The thought has crossed my mind before that we are pissing off Mother Nature with our mountains of plastic crap and miles of paved parking lot.  Certainly when I think on the possible release of the methane trapped beneath Antartica or the tide of trash, I feel pain. Honestly, I feel something that seems a lot like failure.
Today was a day where I delivered lines filled with anger and power. I got the chance to be the wounded party.  I could be filled with the rage of extinction and the sorrow of death.  But really, I just ended up feeling sorry for the characters I was supposed to be splattering with their own guts.  I felt like the bad guy.
I was evil.
Me and Voldemort might have been buddies. (I get to say his name when I’m in the bad guy crowd.  Oh yeah, I’m cool like that now.)  Maybe I was taking revenge for all the horrible things that people have done to their home. There was a thing called a “gore cannon”.  This movie is meant to be a messy bloody allegory for our issues with the environment. I’m certainly looking forward to seeing how the finished product comes out.  But in my heart, I can’t hate us for what we’ve done to the earth.
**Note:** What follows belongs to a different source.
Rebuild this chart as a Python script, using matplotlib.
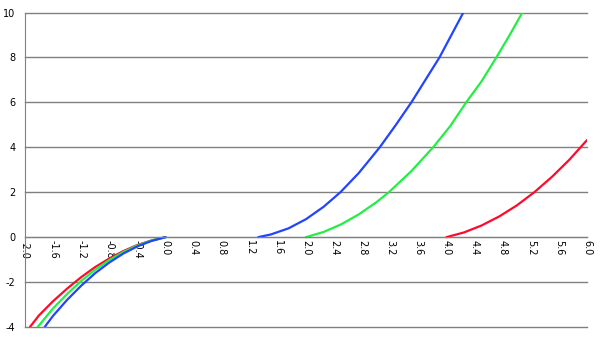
import numpy as np
import matplotlib
matplotlib.use("Agg")
import matplotlib.pyplot as plt

# left branch
left_red_x = [-1.93, -1.8, -1.6, -1.4, -1.2, -1.0, -0.8, -0.6, -0.4, -0.2, 0.0]
left_red_y = [-4.0, -3.48, -2.85, -2.29, -1.78, -1.33, -0.95, -0.62, -0.35, -0.15, 0.0]
left_green_x = [-1.82, -1.6, -1.4, -1.2, -1.0, -0.8, -0.6, -0.4, -0.2, 0.0]
left_green_y = [-4.0, -3.17, -2.53, -1.95, -1.45, -1.02, -0.66, -0.37, -0.15, 0.0]
left_blue_x = [-1.72, -1.6, -1.4, -1.2, -1.0, -0.8, -0.6, -0.4, -0.2, 0.0]
left_blue_y = [-4.0, -3.50, -2.79, -2.16, -1.60, -1.13, -0.73, -0.41, -0.17, 0.0]

# right branch
blue_x = [1.32, 1.5, 1.75, 2.0, 2.25, 2.49, 2.75, 3.05, 3.28, 3.5, 3.7, 3.9, 4.07, 4.24]
blue_y = [0.0, 0.12, 0.39, 0.80, 1.35, 2.0, 2.85, 4.0, 5.0, 6.0, 7.0, 8.0, 9.0, 10.0]
green_x = [2.0, 2.25, 2.5, 2.75, 3.0, 3.18, 3.5, 3.81, 4.05, 4.28, 4.5, 4.71, 4.9, 5.08]
green_y = [0.0, 0.23, 0.57, 1.01, 1.55, 2.0, 2.94, 4.0, 4.93, 6.0, 6.94, 8.0, 9.0, 10.0]
red_x = [4.0, 4.25, 4.5, 4.75, 5.0, 5.25, 5.5, 5.75, 6.0]
red_y = [0.0, 0.21, 0.52, 0.92, 1.41, 2.0, 2.68, 3.45, 4.32]

x_ticks = [-2.0, -1.6, -1.2, -0.8, -0.4, 0.0, 0.4, 0.8, 1.2, 1.6, 2.0,
           2.4, 2.8, 3.2, 3.6, 4.0, 4.4, 4.8, 5.2, 5.6, 6.0]
x_labels = ["-2.0", "-1.6", "-1.2", "-0.8", "-0.4", "0.0", "0.4", "0.8", "1.2", "1.6", "2.0",
            "2.4", "2.8", "3.2", "3.6", "4.0", "4.4", "4.8", "5.2", "5.6", "6.0"]
y_ticks = [-4, -2, 0, 2, 4, 6, 8, 10]

red = "#ff0a2a"
green = "#22ee44"
blue = "#2244ff"

fig = plt.figure(figsize=(6, 3.4), dpi=100)
ax = fig.add_axes([25 / 600, 1 - 327 / 340, 562 / 600, (327 - 12.5) / 340])

for xs, ys, c in [(left_red_x, left_red_y, red), (left_green_x, left_green_y, green),
                  (left_blue_x, left_blue_y, blue), (blue_x, blue_y, blue),
                  (green_x, green_y, green), (red_x, red_y, red)]:
    ax.plot(xs, ys, color=c, lw=1.6, solid_capstyle="round")

ax.set_xlim(-2, 6)
ax.set_ylim(-4, 10)
ax.set_yticks(y_ticks)
ax.set_yticklabels([str(v) for v in y_ticks])
ax.set_xticks(x_ticks)
ax.set_xticklabels(x_labels)

ax.grid(axis="y", color="#808080", lw=1)
ax.set_axisbelow(True)
for gl in ax.get_ygridlines():
    gl.set_clip_on(False)
for s in ["top", "right"]:
    ax.spines[s].set_visible(False)
ax.spines["bottom"].set_position(("data", 0))
ax.spines["bottom"].set_color("#808080")
ax.spines["left"].set_color("#808080")
ax.tick_params(axis="both", length=0, labelsize=7)
ax.tick_params(axis="y", pad=7)
ax.tick_params(axis="x", pad=2, labelrotation=-90)
for lab in ax.get_xticklabels():
    lab.set_va("top")
    lab.set_ha("center")

fig.savefig("out.png", dpi=100)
Mostly it made me realize that even as much of a eco-hippy-feminist that I am, in my gut and in my heart, I’m human.  I identify with humans in a story where I can choose who the bad guy is. Even when I’m given a story where it’s made pretty clear that humans have done some major damage and this is their payback, I choose the poor, foolish humans.
That doesn’t negate my sorrow, or relieve my guilt for my part in ecological damage. Just like the realities of being a white woman living with white privilege, I live with the realities of the damage that my life brings to other beings.  In both cases I work actively to learn better ways of living.  I try to communicate honestly.  I live with less and more thoughts.  I build my skill sets so that I am more competent.  I try to make better choices every day. I accept that I will fail.  The attempt is worth it.
I don’t want nature to take revenge on us. I don’t want an escalating battle between the forces of wind and plague versus people.  I want, more than anything, to find a way to walk in balance.  That’s why I grub in the soil and why I mend clothes and make Christmas presents.  That’s why I’m a Druid.   Within the cultures that I am studying there are interlocking concepts of The Order of the Cosmos.  The Vedic Rta, Lithuanian Darna, Norse Orlog, all of these words and more attempt to get at an idea across that there are ways of being that are in harmony with how things work and ways of being that are not.   The idea that there is a sacred dance that the whole of existence moves within resonates within me.  The idea that I could find my own tiny part in that dance sounds like a worthy life goal.   I’m pretty sure filling the world up with trash ain’t it.
The experience of pretending to be Nature was worth it.  I got a tiny glimpse of how the Earth Mother might feel about her exuberant, technology-wielding children. In the end I think the word for it was: 
Compassion 

Everyone I know is trying hard. I hear so many stories of how people want to live more sustainable lives but they’re stuck paying off debt, or don’t know how, or are busy with meaningful work or kids. I get it.  I think the Earth Mother does too.  My hope is that if we all just keep trying our very best, we will get to a place where technology isn’t about cheap plastic crap and grubbing in the earth is a game everyone plays. Compassion is a huge part of that vision for the future.  I think it’s the wise choice.

In spite of all of my deep pondering, it was hilarious when my eldest daughter pointed at me and said, “Watch out! Nature’s going to get you!” and all the kids hollered and scattered.  In the end, it was pretty fun being the bad guy.